The 2017 Regulations will with no doubt enhance transparency in the remuneration of company directors. With the new rules in place for instance, it is now mandatory that companies integrate details of individual director remuneration into their annual financial reports. The 2017 Regulations are also expected to bring an end to the current reporting practice where listed firms only provide an aggregate amount of total director emoluments, leaving shareholders to guess what each executive or director takes home. Shareholders will now more transparently have the power to approve directors’ pay at general meetings, a move that may see boards of loss-making companies take a pay cut to match the company’s economic situation.
The liability of companies at the time a director joins and leaves a company, as well as after a director has left a company, will now be more certain and can be projected without causing any economic effect to the performance of listed companies.

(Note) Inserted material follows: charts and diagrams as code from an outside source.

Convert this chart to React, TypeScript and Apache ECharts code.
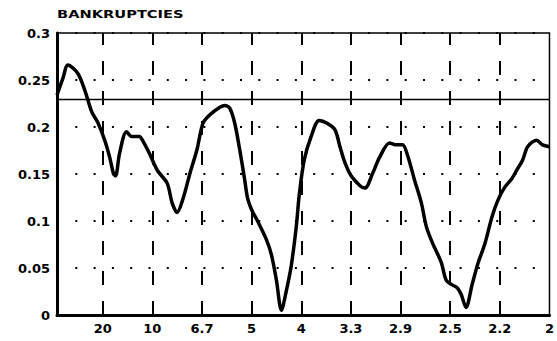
import React, { useEffect, useRef } from "react";
import * as echarts from "echarts";

const title = "BANKRUPTCIES";

const freq = [
  0.004, 0.010, 0.015, 0.025, 0.032, 0.039, 0.045, 0.052, 0.057, 0.061,
  0.063, 0.067, 0.074, 0.079, 0.087, 0.090, 0.097, 0.105, 0.115, 0.120,
  0.125, 0.131, 0.138, 0.145, 0.151, 0.158, 0.168, 0.173, 0.178, 0.183,
  0.188, 0.193, 0.196, 0.200, 0.206, 0.215, 0.220, 0.225, 0.230, 0.235,
  0.240, 0.245, 0.248, 0.253, 0.260, 0.268, 0.276, 0.284, 0.289, 0.294,
  0.301, 0.314, 0.322, 0.329, 0.339, 0.346, 0.352, 0.357, 0.364, 0.371,
  0.376, 0.382, 0.391, 0.396, 0.402, 0.407, 0.411, 0.416, 0.422, 0.428,
  0.435, 0.442, 0.448, 0.455, 0.462, 0.467, 0.473, 0.478, 0.487, 0.493,
  0.500,
];

const power = [
  0.234, 0.252, 0.266, 0.257, 0.239, 0.216, 0.205, 0.186, 0.168, 0.150,
  0.148, 0.172, 0.195, 0.190, 0.190, 0.186, 0.172, 0.154, 0.140, 0.119,
  0.109, 0.124, 0.151, 0.176, 0.204, 0.213, 0.221, 0.223, 0.220, 0.204,
  0.176, 0.144, 0.124, 0.112, 0.100, 0.080, 0.064, 0.037, 0.005, 0.026,
  0.053, 0.094, 0.128, 0.165, 0.190, 0.207, 0.204, 0.197, 0.179, 0.162,
  0.147, 0.135, 0.151, 0.168, 0.183, 0.181, 0.181, 0.170, 0.144, 0.119,
  0.094, 0.077, 0.056, 0.037, 0.032, 0.029, 0.022, 0.008, 0.032, 0.055,
  0.076, 0.104, 0.122, 0.136, 0.145, 0.154, 0.165, 0.179, 0.186, 0.181,
  0.179,
];

const tickFreq = [0.05, 0.1, 0.15, 0.2, 0.25, 0.3, 0.35, 0.4, 0.45, 0.5];
const periodLabels = ["20", "10", "6.7", "5", "4", "3.3", "2.9", "2.5", "2.2", "2"];
const meanLevel = 0.235;

export default function App() {
  const ref = useRef<HTMLDivElement>(null);
  useEffect(() => {
    const chart = echarts.init(ref.current!, null, { renderer: "svg" });
    const labelFont = {
      color: "#000",
      fontFamily: "DejaVu Sans",
      fontWeight: "bold",
      fontSize: 13,
    };
    chart.setOption({
      animation: false,
      backgroundColor: "#fff",
      grid: {
        left: 57,
        right: 6,
        top: 33,
        bottom: 26,
        show: true,
        borderColor: "#000",
        borderWidth: 1.5,
        backgroundColor: "transparent",
      },
      graphic: [
        {
          type: "text",
          x: 57,
          y: 9,
          scaleX: 1.33,
          style: {
            text: title,
            fontFamily: "DejaVu Sans",
            fontWeight: "bold",
            fontSize: 11,
            fill: "#000",
            verticalAlign: "top",
          },
        },
      ],
      xAxis: {
        type: "value",
        min: 0.004,
        max: 0.5,
        axisLine: { show: true, onZero: false, lineStyle: { color: "#000", width: 3 } },
        axisTick: { show: false },
        splitLine: { show: false },
        axisLabel: {
          ...labelFont,
          margin: 7,
          customValues: tickFreq,
          showMaxLabel: true,
          hideOverlap: false,
          formatter: (v: number) => {
            const i = tickFreq.findIndex((t) => Math.abs(t - v) < 1e-6);
            return i >= 0 ? periodLabels[i] : "";
          },
        },
      },
      yAxis: {
        type: "value",
        min: 0,
        max: 0.3,
        interval: 0.05,
        axisLine: { show: true, lineStyle: { color: "#000", width: 3 } },
        axisTick: { show: false },
        splitLine: { show: true, lineStyle: { color: "#000", width: 2, type: [2, 16.3] } },
        axisLabel: {
          ...labelFont,
          margin: 7,
          formatter: (v: number) => String(+v.toFixed(2)),
        },
      },
      series: [
        {
          type: "line",
          data: freq.map((f, i) => [f, power[i]]),
          showSymbol: false,
          smooth: 0.3,
          lineStyle: { color: "#000", width: 3.5 },
          markLine: {
            silent: true,
            symbol: "none",
            label: { show: false },
            data: [
              ...tickFreq.slice(0, -1).map((f) => ({
                xAxis: f,
                lineStyle: { type: [14, 16], width: 2, color: "#000" },
              })),
              { yAxis: meanLevel, lineStyle: { type: "solid", width: 1.3, color: "#000" } },
            ],
          },
        },
      ],
    });
    return () => chart.dispose();
  }, []);
  return (
    <div
      ref={ref}
      style={{ position: "fixed", left: 0, top: 0, width: 557, height: 341, background: "#fff" }}
    />
  );
}
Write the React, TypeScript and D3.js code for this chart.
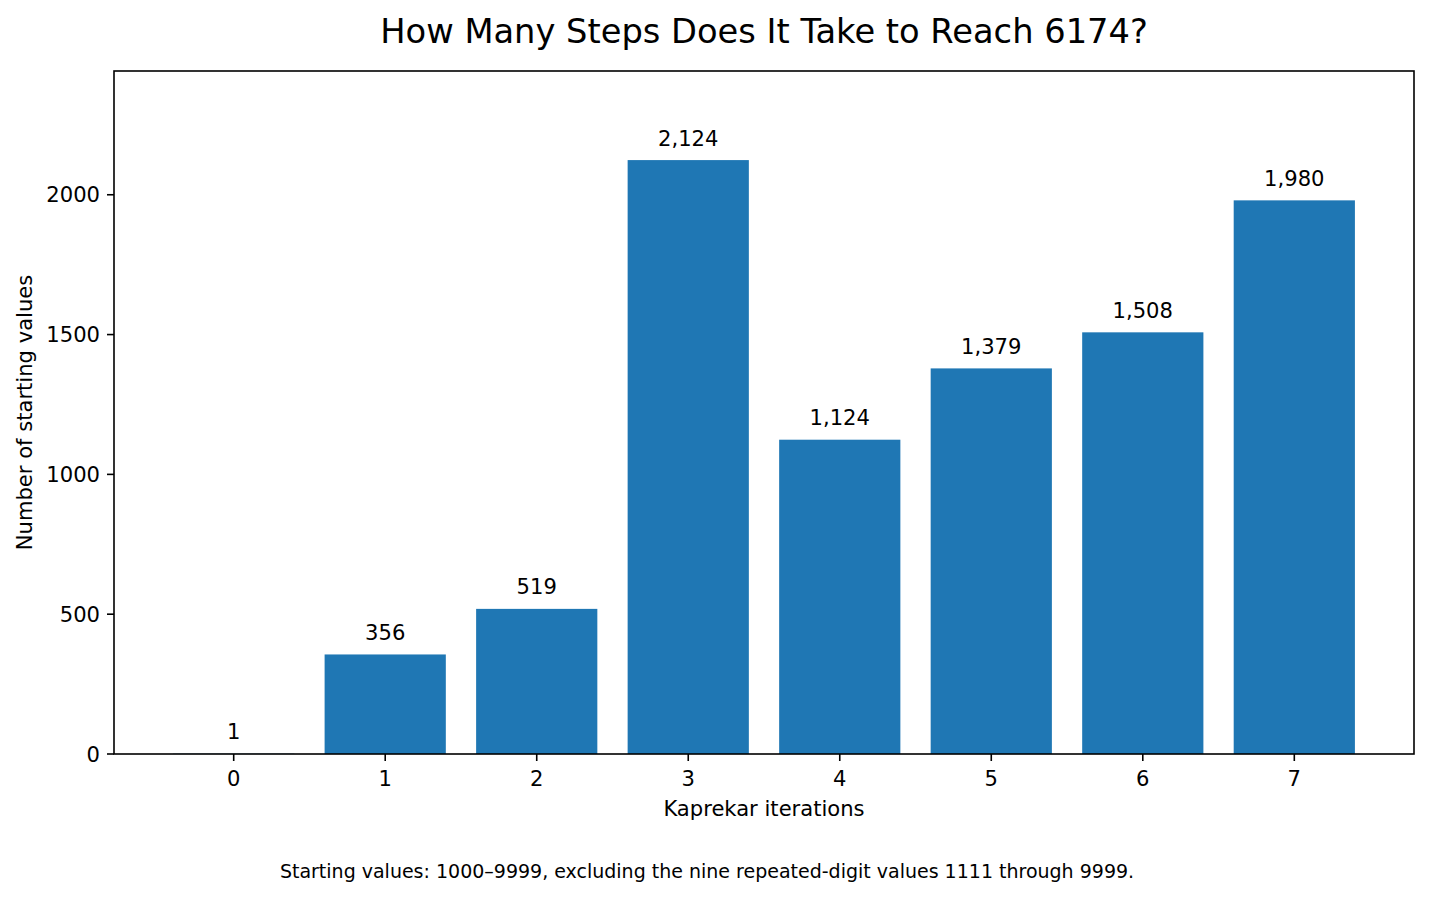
import React, { useEffect, useRef } from "react";
import * as d3 from "d3";

// dimensões da figura
const WIDTH = 1429;
const HEIGHT = 899;
const MARGIN = { top: 71, right: 15, bottom: 145, left: 114 };

// dados
const iterations: number[] = [0, 1, 2, 3, 4, 5, 6, 7];
const counts: number[] = [1, 356, 519, 2124, 1124, 1379, 1508, 1980];
const yTicks: number[] = [0, 500, 1000, 1500, 2000];

const TITLE = "How Many Steps Does It Take to Reach 6174?";
const X_LABEL = "Kaprekar iterations";
const Y_LABEL = "Number of starting values";
const NOTE =
  "Starting values: 1000\u20139999, excluding the nine repeated-digit values 1111 through 9999.";

const FONT = "'DejaVu Sans', sans-serif";
const BAR_COLOR = "#1f77b4";
const FS = 21.1; // tamanho dos textos dos eixos

const App: React.FC = () => {
  const ref = useRef<SVGSVGElement | null>(null);

  useEffect(() => {
    if (!ref.current) return;
    const svg = d3.select(ref.current);
    svg.selectAll("*").remove();

    const x0 = MARGIN.left;
    const x1 = WIDTH - MARGIN.right;
    const y0 = MARGIN.top;
    const y1 = HEIGHT - MARGIN.bottom;

    // escalas (margem de 5% como no matplotlib)
    const span = d3.max(iterations)! + 0.4 - (d3.min(iterations)! - 0.4);
    const xScale = d3
      .scaleLinear()
      .domain([d3.min(iterations)! - 0.4 - span * 0.05, d3.max(iterations)! + 0.4 + span * 0.05])
      .range([x0, x1]);
    const yScale = d3
      .scaleLinear()
      .domain([0, d3.max(counts)! * 1.15])
      .range([y1, y0]);
    const barW = xScale(0.8) - xScale(0);

    const g = svg.append("g").style("font-family", FONT);

    // barras
    g.selectAll(".bar")
      .data(counts)
      .enter()
      .append("rect")
      .attr("class", "bar")
      .attr("x", (_, i) => xScale(iterations[i]) - barW / 2)
      .attr("y", (d) => yScale(d))
      .attr("width", barW)
      .attr("height", (d) => y1 - yScale(d))
      .attr("fill", BAR_COLOR);

    // rótulos dos valores
    const fmt = d3.format(",");
    g.selectAll(".value")
      .data(counts)
      .enter()
      .append("text")
      .attr("class", "value")
      .attr("x", (_, i) => xScale(iterations[i]))
      .attr("y", (d) => yScale(d) - 14.5)
      .attr("text-anchor", "middle")
      .attr("font-size", FS)
      .text((d) => fmt(d));

    // moldura
    g.append("rect")
      .attr("x", x0)
      .attr("y", y0)
      .attr("width", x1 - x0)
      .attr("height", y1 - y0)
      .attr("fill", "none")
      .attr("stroke", "#000")
      .attr("stroke-width", 1.6);

    // eixo x
    const xt = g.selectAll(".xt").data(iterations).enter().append("g");
    xt.append("line")
      .attr("x1", (d) => xScale(d))
      .attr("x2", (d) => xScale(d))
      .attr("y1", y1)
      .attr("y2", y1 + 7)
      .attr("stroke", "#000")
      .attr("stroke-width", 1.6);
    xt.append("text")
      .attr("x", (d) => xScale(d))
      .attr("y", y1 + 32)
      .attr("text-anchor", "middle")
      .attr("font-size", FS)
      .text((d) => String(d));

    // eixo y
    const yt = g.selectAll(".yt").data(yTicks).enter().append("g");
    yt.append("line")
      .attr("x1", x0 - 7)
      .attr("x2", x0)
      .attr("y1", (d) => yScale(d))
      .attr("y2", (d) => yScale(d))
      .attr("stroke", "#000")
      .attr("stroke-width", 1.6);
    yt.append("text")
      .attr("x", x0 - 14)
      .attr("y", (d) => yScale(d) + 7.6)
      .attr("text-anchor", "end")
      .attr("font-size", FS)
      .text((d) => String(d));

    // títulos
    g.append("text")
      .attr("x", (x0 + x1) / 2)
      .attr("y", 43)
      .attr("text-anchor", "middle")
      .attr("font-size", 33.7)
      .text(TITLE);
    g.append("text")
      .attr("x", (x0 + x1) / 2)
      .attr("y", 816)
      .attr("text-anchor", "middle")
      .attr("font-size", FS)
      .text(X_LABEL);
    g.append("text")
      .attr("transform", `translate(32,${(y0 + y1) / 2}) rotate(-90)`)
      .attr("text-anchor", "middle")
      .attr("font-size", FS)
      .text(Y_LABEL);
    g.append("text")
      .attr("x", 707)
      .attr("y", 878)
      .attr("text-anchor", "middle")
      .attr("font-size", 19)
      .text(NOTE);
  }, []);

  return (
    <svg
      ref={ref}
      width={WIDTH}
      height={HEIGHT}
      style={{ position: "absolute", left: 0, top: 0, background: "#fff" }}
    />
  );
};

export default App;
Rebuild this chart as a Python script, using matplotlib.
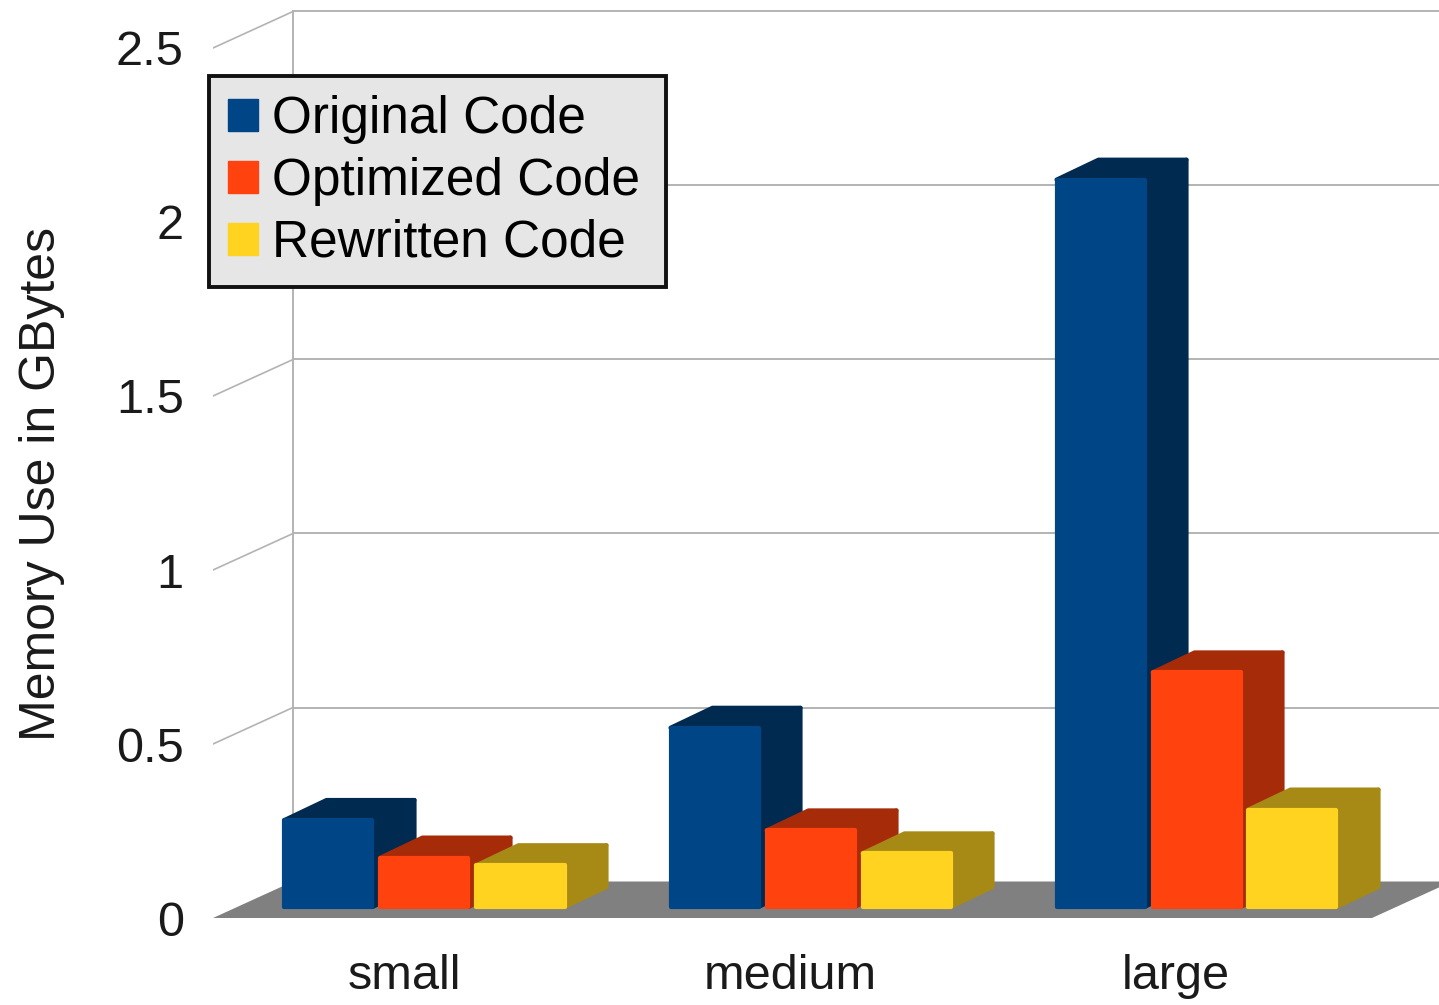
import matplotlib
matplotlib.use('Agg')
import matplotlib.pyplot as plt
from matplotlib.patches import Patch

plt.rcParams['font.family'] = ['Liberation Sans', 'DejaVu Sans']

categories = ['small', 'medium', 'large']
series_names = ['Original Code', 'Optimized Code', 'Rewritten Code']
original = [0.25, 0.515, 2.09]
optimized = [0.142, 0.22, 0.674]
rewritten = [0.12, 0.154, 0.28]
y_ticks = [0, 0.5, 1, 1.5, 2, 2.5]
y_tick_labels = ['0', '0.5', '1', '1.5', '2', '2.5']

front_colors = ['#004586', '#ff420e', '#ffd320']
side_colors = ['#002a50', '#a62c09', '#a68a15']
floor_color = '#808080'
grid_color = '#b3b3b3'

W, H = 1439, 1005
LEFT, BASE, TOP = 213, 918, 5
PX_PER_CAT = 386.0
PX_PER_GB = 348.0

fig = plt.figure(figsize=(W / 100, H / 100), dpi=100)
ax = fig.add_axes([LEFT / W, (H - BASE) / H, (W - LEFT) / W, (BASE - TOP) / H])
ax.set_xlim((LEFT - 404) / PX_PER_CAT, (W - 404) / PX_PER_CAT)
ax.set_ylim(0, (BASE - TOP) / PX_PER_GB)
for s in ax.spines.values():
    s.set_visible(False)

# depth of the floor, in data units
depth_x = 80 / PX_PER_CAT
depth_y = 36.5 / PX_PER_GB
x0 = ax.get_xlim()[0]
x1 = ax.get_xlim()[1]
y_top = y_ticks[-1]

# back wall and floor
for t in y_ticks[1:]:
    ax.plot([x0, x0 + depth_x], [t, t + depth_y], color=grid_color, lw=1.2, zorder=1)
    ax.plot([x0 + depth_x, x1], [t + depth_y, t + depth_y], color=grid_color, lw=1.4, zorder=1)
ax.plot([x0 + depth_x, x0 + depth_x], [depth_y, y_top + depth_y], color=grid_color, lw=1.4, zorder=1)
ax.plot([x0 - 0.007, x0 - 0.007], [0, y_top], color='#ececec', lw=1.2, zorder=1)
ax.fill([x0, x0 + 1159 / PX_PER_CAT, x0 + 1239 / PX_PER_CAT, x0 + depth_x],
        [0, 0, depth_y, depth_y], color=floor_color, lw=0, zorder=2)

bar_pitch = 96 / PX_PER_CAT
bar_w = 88 / PX_PER_CAT
bar_x_start = 24.5 / PX_PER_CAT
bar_base = 11 / PX_PER_GB
bar_dx = 42 / PX_PER_CAT
bar_dy = 20 / PX_PER_GB
zo = 3
for i in range(len(categories)):
    for j, vals in enumerate([original, optimized, rewritten]):
        v = vals[i]
        xl = i + (j - 1.5) * bar_pitch + bar_x_start
        xr = xl + bar_w
        yb = bar_base
        yt = yb + v
        # top and right faces first, the front goes over them
        ax.fill([xl, xr, xr + bar_dx, xl + bar_dx], [yt, yt, yt + bar_dy, yt + bar_dy],
                color=side_colors[j], lw=3, joinstyle='round', zorder=zo)
        ax.fill([xr, xr + bar_dx, xr + bar_dx, xr], [yb, yb + bar_dy, yt + bar_dy, yt],
                color=side_colors[j], lw=3, joinstyle='round', zorder=zo)
        ax.bar(xl, v, width=bar_w, bottom=yb, align='edge', color=front_colors[j],
               edgecolor=front_colors[j], linewidth=3, joinstyle='round', zorder=zo + 1)
        zo += 2

ax.set_xticks(range(len(categories)))
ax.set_xticklabels(categories, fontsize=35, color='#1a1a1a')
ax.set_yticks(y_ticks)
ax.set_yticklabels(y_tick_labels, fontsize=35, color='#1a1a1a')
ax.tick_params(axis='both', length=0)
ax.tick_params(axis='x', pad=26)
ax.tick_params(axis='y', pad=21)
ax.set_ylabel('Memory Use in GBytes', fontsize=36, color='#1a1a1a', va='center')
ax.yaxis.set_label_coords((42 - LEFT) / (W - LEFT), (BASE - 484) / (BASE - TOP))

handles = [Patch(facecolor=c, edgecolor=c) for c in front_colors]
# expand mode keeps the frame at the full box width
leg = fig.legend(handles, series_names, loc='upper left', mode='expand',
                 bbox_to_anchor=(209 / W, 1 - 285 / H, 457 / W, 209 / H), borderaxespad=0,
                 prop={'size': 37}, fancybox=False, framealpha=1,
                 facecolor='#e6e6e6', edgecolor='#111111',
                 handlelength=0.58, handleheight=0.58, handletextpad=0.28,
                 labelspacing=0.25, borderpad=0.37)
leg.get_frame().set_linewidth(2.8)
leg.set_zorder(50)

fig.savefig('out.png', dpi=100)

Notably, the 2017 Regulations are in line with constitutional requirements that every citizen has the right of access to information. The 2017 Regulations are also in line with the guidelines on corporate governance practices by publicly listed companies in Kenya, which require companies to establish a formal and transparent procedure for remuneration of directors, which should be approved by the shareholders. The Regulations are therefore a remarkable and progressive legislative development.